HPHT Cement Sheath Integrity Evaluation Method for Unconventional Wells

Abstract

Abstract Chances of cement sheath failure increase considerably when the application involves deepwater, high pressure high temperature (HPHT) conditions. Such failures may occur as a result of temperature and pressure-induced stresses created by well events such as hydraulic fracturing, cyclic steam injection, steam assisted gravity drainage (SAGD), production, completion, or other remedial treatments. Thermal and stress cycles could impose the risk of losing zonal isolation and lead to delay in hydrocarbon production. Cement mechanical properties measurment solely would not be sufficient to predict the failure threshold of a cement sheath. Some experimental studies were conducted about the effect of cyclical loading on the integrity of casing and drill strings but less research have been done about the in situ cement sheath integrity under cyclical loading. This paper introduces a new Ultra HPHT experimental set up and an applicable method to evaluate cement sheath integrity under cyclical loading.

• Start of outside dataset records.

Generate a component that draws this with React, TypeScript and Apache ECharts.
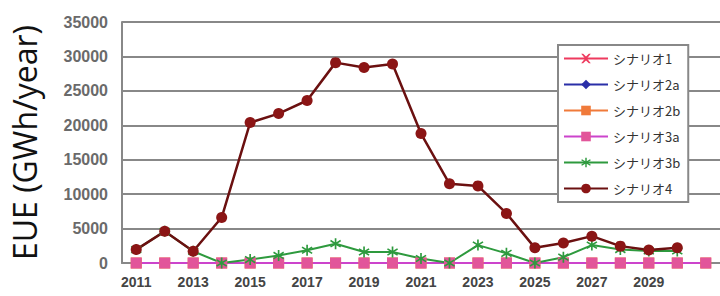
import React, { useEffect, useRef } from "react";
import * as echarts from "echarts";

const years = ["2011","2012","2013","2014","2015","2016","2017","2018","2019","2020","2021","2022","2023","2024","2025","2026","2027","2028","2029","2030","2031"];
const seriesNames = ["シナリオ1","シナリオ2a","シナリオ2b","シナリオ3a","シナリオ3b","シナリオ4"];
const s1 = [0,0,0,0,0,0,0,0,0,0,0,0,0,0,0,0,0,0,0,0,0];
const s2a = [0,0,0,0,0,0,0,0,0,0,0,0,0,0,0,0,0,0,0,0,0];
const s2b = [0,0,0,0,0,0,0,0,0,0,0,0,0,0,0,0,0,0,0,0,0];
const s3a = [0,0,0,0,0,0,0,0,0,0,0,0,0,0,0,0,0,0,0,0,0];
const s3b = [1950,4600,1700,0,500,1100,1850,2800,1600,1600,650,0,2600,1400,0,850,2600,1950,1750,1750,null];
const s4 = [1950,4600,1700,6600,20400,21700,23600,29100,28400,28900,18800,11500,11200,7200,2200,2900,3900,2450,1900,2200,null];
const yTicks = [0,5000,10000,15000,20000,25000,30000,35000];

const xPath = "path://M0,0L2,0L5,3L8,0L10,0L6,5L10,10L8,10L5,7L2,10L0,10L4,5Z";
const starPath = "path://M4.3,0H5.7V3.6L8.9,1.5L9.6,2.7L6.3,5L9.6,7.3L8.9,8.5L5.7,6.4V10H4.3V6.4L1.1,8.5L0.4,7.3L3.7,5L0.4,2.7L1.1,1.5L4.3,3.6Z";

export default function App() {
  const ref = useRef<HTMLDivElement>(null);
  useEffect(() => {
    if (!ref.current) return;
    const chart = echarts.init(ref.current, null, { renderer: "svg" });
    const mk = (name: string, data: any[], color: string, symbol: string, size: number, lineColor?: string, width = 2) => ({
      name, type: "line", data, symbol, symbolSize: size, showAllSymbol: true,
      connectNulls: false,
      lineStyle: { color: lineColor || color, width },
      itemStyle: { color },
    });
    chart.setOption({
      animation: false,
      backgroundColor: "#fff",
      grid: { left: 121, right: 0, top: 22, bottom: 33 },
      xAxis: {
        type: "category", data: years, boundaryGap: true,
        axisLine: { lineStyle: { color: "#888", width: 2 } },
        axisTick: { show: false },
        axisLabel: {
          interval: (i: number) => i % 2 === 0 && i < 20,
          color: "#444", fontSize: 14, fontWeight: "bold", fontFamily: "Liberation Sans", margin: 12,
        },
      },
      yAxis: {
        type: "value", min: 0, max: 35000, interval: 5000,
        name: "EUE (GWh/year)", nameLocation: "middle", nameGap: 82, nameRotate: 90,
        nameTextStyle: { fontSize: 32, color: "#111", fontFamily: "Open Sans" },
        axisLine: { show: true, lineStyle: { color: "#888", width: 2 } },
        axisTick: { show: false },
        splitLine: { lineStyle: { color: "#888", width: 2 } },
        axisLabel: {
          color: "#6a6a6a", fontSize: 16, fontWeight: "bold", fontFamily: "Liberation Sans", margin: 14,
          formatter: (v: number) => (yTicks.includes(v) ? String(v) : ""),
        },
      },
      legend: {
        orient: "vertical", left: 558, top: 45,
        padding: [7, 8, 7, 5], itemGap: 13, itemWidth: 44, itemHeight: 12,
        backgroundColor: "#fff", borderColor: "#888", borderWidth: 2,
        textStyle: { fontSize: 13, color: "#333", fontFamily: "Noto Sans CJK JP" },
        data: seriesNames,
      },
      series: [
        mk(seriesNames[0], s1, "#ee3a5e", xPath, 9),
        mk(seriesNames[1], s2a, "#2a2fa8", "diamond", 10),
        mk(seriesNames[2], s2b, "#f07a3a", "rect", 11),
        mk(seriesNames[3], s3a, "#e2559a", "rect", 11, "#cc44cc"),
        mk(seriesNames[4], s3b, "#2e9a3e", starPath, 11),
        mk(seriesNames[5], s4, "#8b1515", "circle", 11, "#6b1010", 2.5),
      ],
    });
    return () => chart.dispose();
  }, []);
  return <div ref={ref} style={{ position: "fixed", left: 0, top: 0, width: 720, height: 296 }} />;
}
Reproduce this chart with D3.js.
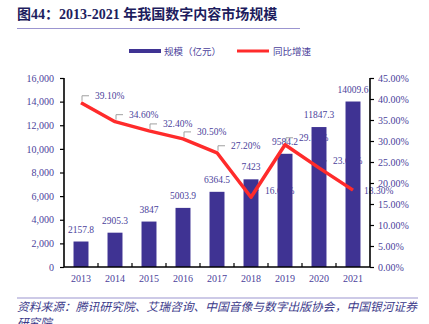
<!DOCTYPE html>
<html>
<head>
<meta charset="utf-8">
<script src="https://cdn.jsdelivr.net/npm/d3@7"></script>
<style>
  body { margin: 0; background: #fff; }
  svg { display: block; }
</style>
</head>
<body>
<script>
var years = ["2013", "2014", "2015", "2016", "2017", "2018", "2019", "2020", "2021"];
var scaleValues = [2157.8, 2905.3, 3847, 5003.9, 6364.5, 7423, 9584.2, 11847.3, 14009.6];
var growthValues = [39.1, 34.6, 32.4, 30.5, 27.2, 16.6, 29.1, 23.6, 18.3];
var leftTicks = [0, 2000, 4000, 6000, 8000, 10000, 12000, 14000, 16000];
var rightTicks = [0, 5, 10, 15, 20, 25, 30, 35, 40, 45];

var width = 429, height = 324;
var serif = "'Liberation Serif', 'Times New Roman', 'Noto Sans CJK SC', serif";
var barColor = "#3f3393";
var textColor = "#4b3f9b";
var lineColor = "#ff2b2b";

var svg = d3.select("body").append("svg")
    .attr("width", width)
    .attr("height", height);

// title + rule under it
svg.append("text")
    .attr("x", 17)
    .attr("y", 19)
    .attr("font-family", serif)
    .attr("font-size", 14)
    .attr("font-weight", "bold")
    .attr("fill", "#1d1d5e")
    .text("图44：2013-2021 年我国数字内容市场规模");

svg.append("line")
    .attr("x1", 17).attr("x2", 300)
    .attr("y1", 28.5).attr("y2", 28.5)
    .attr("stroke", "#9b95d0")
    .attr("stroke-width", 1.2);

var x = d3.scaleBand()
    .domain(years)
    .range([64, 370])
    .paddingInner(0.56)
    .paddingOuter(0.28);

var yLeft = d3.scaleLinear().domain([0, 16000]).range([267, 78]);
var yRight = d3.scaleLinear().domain([0, 45]).range([267, 78]);

// legend
svg.append("rect")
    .attr("x", 129).attr("y", 49)
    .attr("width", 32).attr("height", 4)
    .attr("fill", barColor);
svg.append("text")
    .attr("x", 164).attr("y", 54.5)
    .attr("font-family", serif)
    .attr("font-size", 9.5)
    .attr("fill", textColor)
    .text("规模（亿元）");
svg.append("line")
    .attr("x1", 237).attr("x2", 269)
    .attr("y1", 51).attr("y2", 51)
    .attr("stroke", lineColor)
    .attr("stroke-width", 3);
svg.append("text")
    .attr("x", 273).attr("y", 54.5)
    .attr("font-family", serif)
    .attr("font-size", 9.5)
    .attr("fill", textColor)
    .text("同比增速");

var cx = function (d, i) { return x(years[i]) + x.bandwidth() / 2; };

// growth labels with callouts (sit under the bars)
var callouts = svg.append("g");
growthValues.forEach(function (v, i) {
    var px = cx(v, i), py = yRight(v);
    var label = v.toFixed(2) + "%";
    if (i === growthValues.length - 1) {
        callouts.append("text")
            .attr("x", px + 11).attr("y", py + 3.5)
            .attr("font-family", serif).attr("font-size", 9.5)
            .attr("fill", textColor)
            .text(label);
        return;
    }
    var ty = py - 7;
    callouts.append("path")
        .attr("d", "M" + (px + 1) + "," + (py - 2) + "V" + ty + "H" + (px + 8))
        .attr("fill", "none")
        .attr("stroke", "#a0a0a0")
        .attr("stroke-width", 1);
    callouts.append("text")
        .attr("x", px + 14).attr("y", ty + 3.5)
        .attr("font-family", serif).attr("font-size", 9.5)
        .attr("fill", textColor)
        .text(label);
});

// bars
svg.append("g").selectAll("rect")
    .data(scaleValues)
    .join("rect")
    .attr("x", function (d, i) { return x(years[i]); })
    .attr("y", function (d) { return yLeft(d); })
    .attr("width", x.bandwidth())
    .attr("height", function (d) { return yLeft(0) - yLeft(d); })
    .attr("fill", barColor);

svg.append("g").selectAll("text")
    .data(scaleValues)
    .join("text")
    .attr("x", cx)
    .attr("y", function (d) { return yLeft(d) - 9; })
    .attr("text-anchor", "middle")
    .attr("font-family", serif)
    .attr("font-size", 9.5)
    .attr("fill", textColor)
    .text(function (d) { return String(d); });

// growth line
var line = d3.line()
    .x(function (d, i) { return cx(d, i); })
    .y(function (d) { return yRight(d); });

svg.append("path")
    .datum(growthValues)
    .attr("d", line)
    .attr("fill", "none")
    .attr("stroke", lineColor)
    .attr("stroke-width", 3.5)
    .attr("stroke-linejoin", "round");

// axes
var leftAxis = svg.append("g")
    .attr("transform", "translate(64,0)")
    .call(d3.axisLeft(yLeft).tickValues(leftTicks).tickSize(4).tickPadding(6)
        .tickFormat(d3.format(",")));

var rightAxis = svg.append("g")
    .attr("transform", "translate(370,0)")
    .call(d3.axisRight(yRight).tickValues(rightTicks).tickSize(4).tickPadding(4)
        .tickFormat(function (d) { return d.toFixed(2) + "%"; }));

var bottomAxis = svg.append("g")
    .attr("transform", "translate(0,267)")
    .call(d3.axisBottom(x).tickSize(0).tickPadding(8));

// x-axis ticks point up, between categories
svg.append("g").selectAll("line")
    .data(years.slice(1))
    .join("line")
    .attr("x1", function (d) { return x(d) - x.step() * x.paddingInner() / 2; })
    .attr("x2", function (d) { return x(d) - x.step() * x.paddingInner() / 2; })
    .attr("y1", 267).attr("y2", 263)
    .attr("stroke", "#000")
    .attr("stroke-width", 1.2);

[leftAxis, rightAxis, bottomAxis].forEach(function (g) {
    g.select(".domain").attr("stroke", "#000").attr("stroke-width", 1.6);
    g.selectAll(".tick line").attr("stroke", "#000").attr("stroke-width", 1.2);
    g.selectAll(".tick text")
        .attr("font-family", serif)
        .attr("font-size", 10)
        .attr("fill", textColor);
});
leftAxis.select(".domain").attr("d", "M0,78V267");
rightAxis.select(".domain").attr("d", "M0,78V267");
bottomAxis.select(".domain").attr("d", "M64,0H370");

// source note
svg.append("line")
    .attr("x1", 17).attr("x2", 418)
    .attr("y1", 298).attr("y2", 298)
    .attr("stroke", "#9b95d0")
    .attr("stroke-width", 1.2);

var source = svg.append("text")
    .attr("font-family", serif)
    .attr("font-size", 11.6)
    .attr("font-style", "italic")
    .attr("fill", "#3b3a8a");
source.append("tspan").attr("x", 17).attr("y", 311)
    .attr("textLength", 400)
    .attr("lengthAdjust", "spacingAndGlyphs")
    .text("资料来源：腾讯研究院、艾瑞咨询、中国音像与数字出版协会，中国银河证券");
source.append("tspan").attr("x", 17).attr("y", 327)
    .text("研究院");
</script>
</body>
</html>
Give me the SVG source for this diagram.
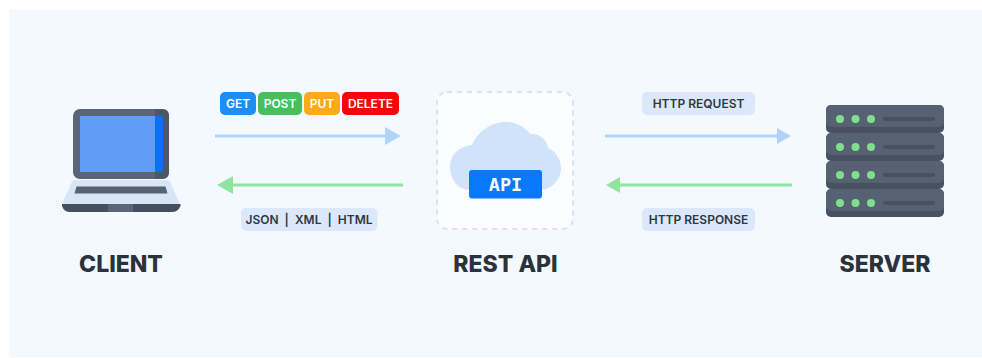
<svg xmlns="http://www.w3.org/2000/svg" width="982" height="358" viewBox="0 0 982 358">
<style>
.pill{font-family:Inter,"Liberation Sans",sans-serif;font-weight:600;font-size:12px;fill:#fff;text-anchor:middle}
.lab{font-family:Inter,"Liberation Sans",sans-serif;font-weight:600;font-size:12px;fill:#2f3742;text-anchor:middle}
.title{font-family:Inter,"Liberation Sans",sans-serif;font-weight:800;font-size:23px;fill:#2b323c;text-anchor:middle}
.chip{fill:#dbe8fb}
.blue{stroke:#b0d3fb;stroke-width:3;fill:none}
.green{stroke:#8fe59d;stroke-width:3;fill:none}
.unit{fill:#566172}
.unitb{fill:#465161}
.dot{fill:#7fdf8f}
.bar{fill:#465161}
</style>
<rect width="982" height="358" fill="#ffffff"/>
<rect x="9" y="10" width="973" height="347" fill="#f4f9ff"/>
<g id="client">
<rect x="73" y="109" width="96" height="70" rx="7" fill="#5a6678"/>
<path d="M155 109H162Q169 109 169 116V172Q169 179 162 179H155V172H163V116H155Z" fill="#4c5869"/>
<rect x="80" y="116" width="75" height="56" fill="#5f9df7"/>
<rect x="155" y="116" width="8" height="56" fill="#0a72f0"/>
<path d="M76 180H166Q170 180 171 184L180 204H62L71 184Q72 180 76 180Z" fill="#d8e5f6"/>
<path d="M76.500 186.500H165.500L167.500 193.500H74.500Z" fill="#566274"/>
<path d="M62 204H180.500V206Q178 212 172 212H70Q64 212 62 206Z" fill="#434f5f"/>
<rect x="108" y="204" width="25" height="8" fill="#5a6678"/>
<text class="title" x="121" y="272">CLIENT</text>
</g>
<g id="methods">
<rect x="220" y="92" width="36" height="23" rx="5" fill="#1e8df5"/>
<text class="pill" x="238" y="107.500">GET</text>
<rect x="258" y="92" width="44" height="23" rx="5" fill="#45c05c"/>
<text class="pill" x="280" y="107.500">POST</text>
<rect x="304" y="92" width="36" height="23" rx="5" fill="#fcaa1c"/>
<text class="pill" x="322" y="107.500">PUT</text>
<rect x="342" y="92" width="57" height="23" rx="5" fill="#fa0505"/>
<text class="pill" x="370.500" y="107.500">DELETE</text>
</g>
<g id="formats">
<rect class="chip" x="241" y="208" width="136.500" height="23" rx="5"/>
<text class="lab" x="309" y="223.500" xml:space="preserve">JSON  |  XML  |  HTML</text>
</g>
<g id="rest-api">
<rect x="437" y="92" width="136" height="137" rx="10" fill="#fafcff" stroke="#d9e2ee" stroke-width="2" stroke-dasharray="5 5"/>
<path d="M470 190C457 190 450 178 450 167C450 155 459 146 472 145C478 131 492 122 505 122C518 122 525 128 530 134C541 133 547 141 548 148C556 151 561 160 561 168C561 180 551 190 540 190Z" fill="#cfe4fb"/>
<rect x="469" y="170" width="73" height="28.500" rx="3" fill="#0a78fa"/>
<text x="505.500" y="190.500" text-anchor="middle" font-family="'DejaVu Sans Mono','Liberation Mono',monospace" font-weight="700" font-size="18.500" fill="#fff">API</text>
<text class="title" x="505.500" y="272">REST API</text>
</g>
<g id="request-label">
<rect class="chip" x="642" y="92" width="113" height="23" rx="5"/>
<text class="lab" x="698.500" y="107.500">HTTP REQUEST</text>
</g>
<g id="response-label">
<rect class="chip" x="642" y="208" width="113" height="23" rx="5"/>
<text class="lab" x="698.500" y="223.500">HTTP RESPONSE</text>
</g>
<g id="server">
<g id="u1"><rect class="unitb" x="826" y="105" width="118" height="28" rx="5"/><rect class="unit" x="826" y="105" width="118" height="22" rx="5"/><circle class="dot" cx="840" cy="119" r="4"/><circle class="dot" cx="855.500" cy="119" r="4"/><circle class="dot" cx="871" cy="119" r="4"/><rect class="bar" x="883" y="117" width="52" height="4" rx="2"/></g>
<g id="u2"><rect class="unitb" x="826" y="133" width="118" height="28" rx="5"/><rect class="unit" x="826" y="133" width="118" height="22" rx="5"/><circle class="dot" cx="840" cy="147" r="4"/><circle class="dot" cx="855.500" cy="147" r="4"/><circle class="dot" cx="871" cy="147" r="4"/><rect class="bar" x="883" y="145" width="52" height="4" rx="2"/></g>
<g id="u3"><rect class="unitb" x="826" y="161" width="118" height="28" rx="5"/><rect class="unit" x="826" y="161" width="118" height="22" rx="5"/><circle class="dot" cx="840" cy="175" r="4"/><circle class="dot" cx="855.500" cy="175" r="4"/><circle class="dot" cx="871" cy="175" r="4"/><rect class="bar" x="883" y="173" width="52" height="4" rx="2"/></g>
<g id="u4"><rect class="unitb" x="826" y="189" width="118" height="28" rx="5"/><rect class="unit" x="826" y="189" width="118" height="22" rx="5"/><circle class="dot" cx="840" cy="203" r="4"/><circle class="dot" cx="855.500" cy="203" r="4"/><circle class="dot" cx="871" cy="203" r="4"/><rect class="bar" x="883" y="201" width="52" height="4" rx="2"/></g>
<text class="title" x="885" y="272">SERVER</text>
</g>
<g id="connectors">
<path class="blue" d="M215 136H386"/><path d="M385 127L401 136L385 145Z" fill="#b0d3fb"/>
<path class="green" d="M403 185H232"/><path d="M233 176L217 185L233 194Z" fill="#8fe59d"/>
<path class="blue" d="M605 136H778"/><path d="M777 128L791 136L777 144Z" fill="#b0d3fb"/>
<path class="green" d="M792 185H620"/><path d="M620 177L606 185L620 193Z" fill="#8fe59d"/>
</g>
</svg>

It also provides insights to find the cement fatigue failure cycle for the set cement at elevated pressures and temperatures. This system was built and completed by benefiting from the capabilities of an extreme HPHT Rheometer. Cement samples could be cured for number of hours in the newly developed HPHT cell and then instantly tested under cyclical loading in various scenarios at high temperatures. The cement sheath fails after a certain number of cycles when reaches its fatigue endurance limit. This research showcases scenarios in which the fatigue failure cycles were identified for 1,000 psi, 2,000 psi and 5,000 psi, pressure differentials between the confining pressure (exposed to outside of the sheath) and the casing pressure. During these experiments, the confining pressure and temperature were held constant at 15,000 psi and 330°F while the casing pressure varied cyclically between 15,000 psi and 16,000 psi (Set A), 17,000 (Set B) and 20,000 (Set C). A stable chemistry of Class H cement plus 35% silica was used to prevent cement retrogression. Cement sheath failures such as radial cracking, debonding and disking occured due to cyclical loadings. Finally, a fatigue failure envelope was generated by the obtained data. This curve represents the extent of cement sheath endurance at HPHT conditions under cyclical loading.